Watchers run by individual verifiers or a consortium of verifiers can be used to make evident the first issue — an invalid truncation of the DID Log. The second — compromising all of the private keys and the Web Server is harder to recognize. A PQ attack is the biggest concern with that — an attacker being able to derive private keys by knowing a public key and signature. The pre-rotation of the DID Controller key is the primary mitigation against that.

Re: Witnesses and Thresholds

I agree that the defining the best way to manage witnesses is difficult, I still think that having the mechanism defined in the protocol, and leaving the deployment details left to the implementers is the best approach. The intention is that implementers will define and publish open source witness approaches.

That said — do you have a specific proposal for adjusting what goes into the specification around witnesses?

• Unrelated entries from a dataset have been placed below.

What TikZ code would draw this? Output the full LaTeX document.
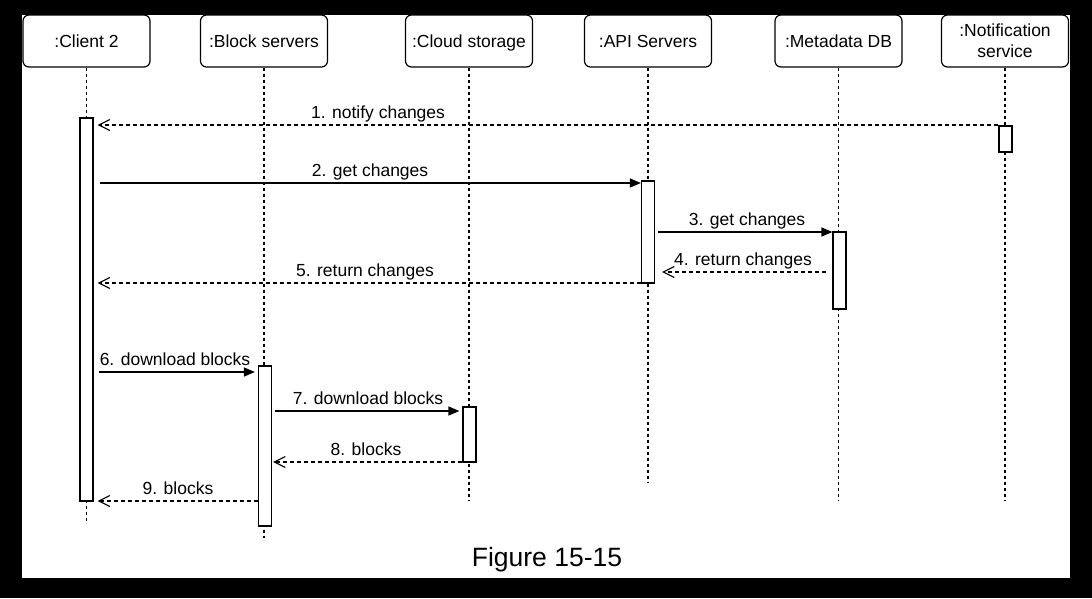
\documentclass[tikz,border=0pt]{standalone}
\usepackage{fontspec}
\setmainfont{Liberation Sans}
\usetikzlibrary{arrows.meta}
\begin{document}
\begin{tikzpicture}[x=1pt,y=-1pt,
  head/.style={draw, rounded corners=6pt, line width=1.2pt, minimum width=127pt, minimum height=52pt, inner sep=0pt, align=center, font=\fontsize{17.5}{21}\selectfont},
  oneline/.style={text height=13pt, text depth=0pt},
  life/.style={line width=1.2pt, dash pattern=on 3pt off 3pt},
  actbar/.style={draw, fill=white, line width=1.2pt, minimum width=13pt, inner sep=0pt},
  sync/.style={line width=1.3pt, -{Triangle[length=11pt,width=9pt]}},
  reply/.style={line width=1.1pt, dash pattern=on 4pt off 3pt, -{Straight Barb[length=11pt,width=11pt,line width=1.1pt]}},
  lbl/.style={anchor=base, font=\fontsize{17.5}{21}\selectfont, inner sep=0pt},
]
% background
\fill[black] (0,0) rectangle (1092,598);
\fill[white] (22,15) rectangle (1070,578);

% heads
\node[head, oneline] (c) at (86.5,41) {:Client 2};
\node[head, oneline] (b) at (264,41) {:Block servers};
\node[head, oneline] (s) at (469,41) {:Cloud storage};
\node[head, oneline] (a) at (648,41) {:API Servers};
\node[head, oneline] (m) at (838.5,41) {:Metadata DB};
\node[head] (n) at (1005,41) {:Notification\\service};

% lifeline ends
\coordinate (cE) at (86.5,522);
\coordinate (bE) at (264,538);
\coordinate (sE) at (469,500);
\coordinate (aE) at (648,483);
\coordinate (mE) at (838.5,500);
\coordinate (nE) at (1005,500);

\draw[life] (c.south) -- (cE);
\draw[life] (b.south) -- (bE);
\draw[life] (s.south) -- (sE);
\draw[life] (a.south) -- (aE);
\draw[life] (m.south) -- (mE);
\draw[life] (n.south) -- (nE);

% activation bars
\node[actbar, minimum height=383pt] (actC) at (86.5,309.5) {};
\node[actbar, minimum height=26pt] (actN) at (1005.5,139) {};
\node[actbar, minimum height=102pt] (actA) at (648,232) {};
\node[actbar, minimum height=77pt] (actM) at (839.5,270.5) {};
\node[actbar, minimum height=160pt] (actB) at (265,446) {};
\node[actbar, minimum height=55pt] (actS) at (469.5,434.5) {};

% message rows
\coordinate (y1) at (0,125);
\coordinate (y2) at (0,183);
\coordinate (y3) at (0,232);
\coordinate (y4) at (0,272);
\coordinate (y5) at (0,283);
\coordinate (y6) at (0,372);
\coordinate (y7) at (0,411);
\coordinate (y8) at (0,462);
\coordinate (y9) at (0,501);

\draw[reply, shorten >=4pt] (actN.west |- y1) -- (actC.east |- y1);
\draw[sync, shorten <=6pt] (actC.east |- y2) -- (actA.west |- y2);
\draw[sync, shorten <=3pt] (actA.east |- y3) -- (actM.west |- y3);
\draw[reply, shorten <=6pt, shorten >=7pt] (actM.west |- y4) -- (actA.east |- y4);
\draw[reply, shorten >=4pt] (actA.west |- y5) -- (actC.east |- y5);
\draw[sync, shorten <=5pt, shorten >=3pt] (actC.east |- y6) -- (actB.west |- y6);
\draw[sync, shorten <=3pt, shorten >=3pt] (actB.east |- y7) -- (actS.west |- y7);
\draw[reply, shorten >=1pt] (actS.west |- y8) -- (actB.east |- y8);
\draw[reply, shorten >=4pt] (actB.west |- y9) -- (actC.east |- y9);

% labels
\node[lbl] (l1) at (378,118) {1. notify changes};
\node[lbl] (l2) at (370,176) {2. get changes};
\node[lbl] (l3) at (747,225) {3. get changes};
\node[lbl] (l4) at (743,265) {4. return changes};
\node[lbl] (l5) at (365,276) {5. return changes};
\node[lbl] (l6) at (175,365) {6. download blocks};
\node[lbl] (l7) at (368,404) {7. download blocks};
\node[lbl] (l8) at (366,455) {8. blocks};
\node[lbl] (l9) at (178,494) {9. blocks};

\node[anchor=base, font=\fontsize{26.5}{30}\selectfont, inner sep=0pt] (fig) at (547,566) {Figure 15-15};
\end{tikzpicture}
\end{document}
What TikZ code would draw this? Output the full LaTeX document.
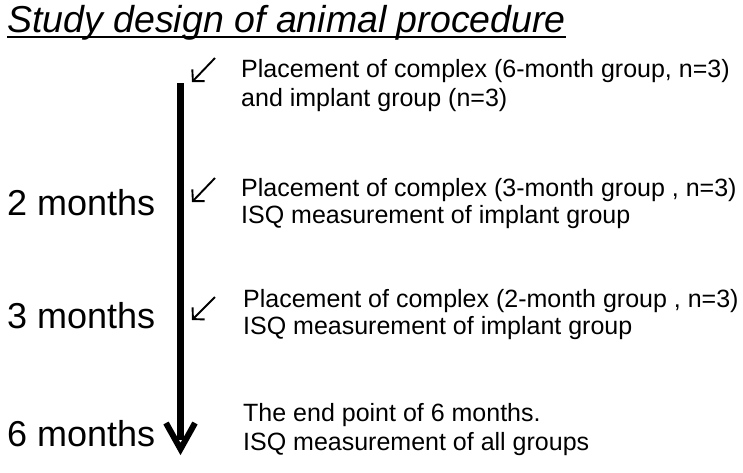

swcurran avatar Feb 07 '25 15:02 swcurran

That said — do you have a specific proposal for adjusting what goes into the specification around witnesses?

Assumptions:

  1. thinking of an identifier system with a key rotation mechanism presumes long-lasting identifiers and anything they can bring to an ecosystem. In other words, such an ecosystem knows why it needs long-lasting identifiers (it's also a burden).
  2. A protocol built in such a sophisticated infrastructure of witnesses and watchers must primarily protect verifiers from being unable to verify at a later stage, potentially years after issuance. It's, therefore, critically important to design it in a way that it does its job.
  3. The protocol doesn't leave open-ended questions unanswered, or otherwise, it leaves space for vulnerabilities.

That said, in no particular order:

  1. If an ecosystem has identifiers with rotation, the best assumption is that they MUST be witnessed. The niche when they don't is a pure P2P system in which participants collect proof from themselves and build mutual trust using other reputation-based mechanics to justify whether collected proofs have value in such an ecosystem.

    In essence, if a use case wants long-lasting identifiers, it must pay for it.

  2. The protocol should include BFT consensus or propose other (sub)protocols that unambiguously address this problem. There are plenty of variations of pBFT; however, the underlying threshold value must be tied to the number of honest nodes while accepting the total number of dishonest nodes. Therefore, the relationship between the threshold and the total number of nodes (witnesses) is bound in the protocol (or subprotocol).

  3. Weights shall be entirely removed from the protocol.

  4. A Web server is a kind of watcher and a single source of truth. The protocol does not specify how (or when) other watchers watch such a Web server. Therefore, to protect other watchers at any time in the future, other watchers shall primarily rely on the supporting infrastructure, that is, witnesses in this case.

  5. add the first seen rule for any node, whether it is a witness or watcher (requires proper log semantics). It is to eliminate branches in the log.

  6. while witnesses infrastructure must be unified and provisioned as a part of the protocol, watchers do not need to meet this requirement. This is because of issuing and collecting universal proofs across the whole ecosystem. However, Watchers merely collect these proofs and don't even need to validate them! Therefore (KERI) protocol doesn't impose any specific actions from watchers or doesn't even impose them (as in the G-case). In many cases, however, watchers will be essential, but adding them requires the next key point to be met. Nevertheless, the protocol should branch into the most viable cases: a. no watchers; b. watchers that collect and validate.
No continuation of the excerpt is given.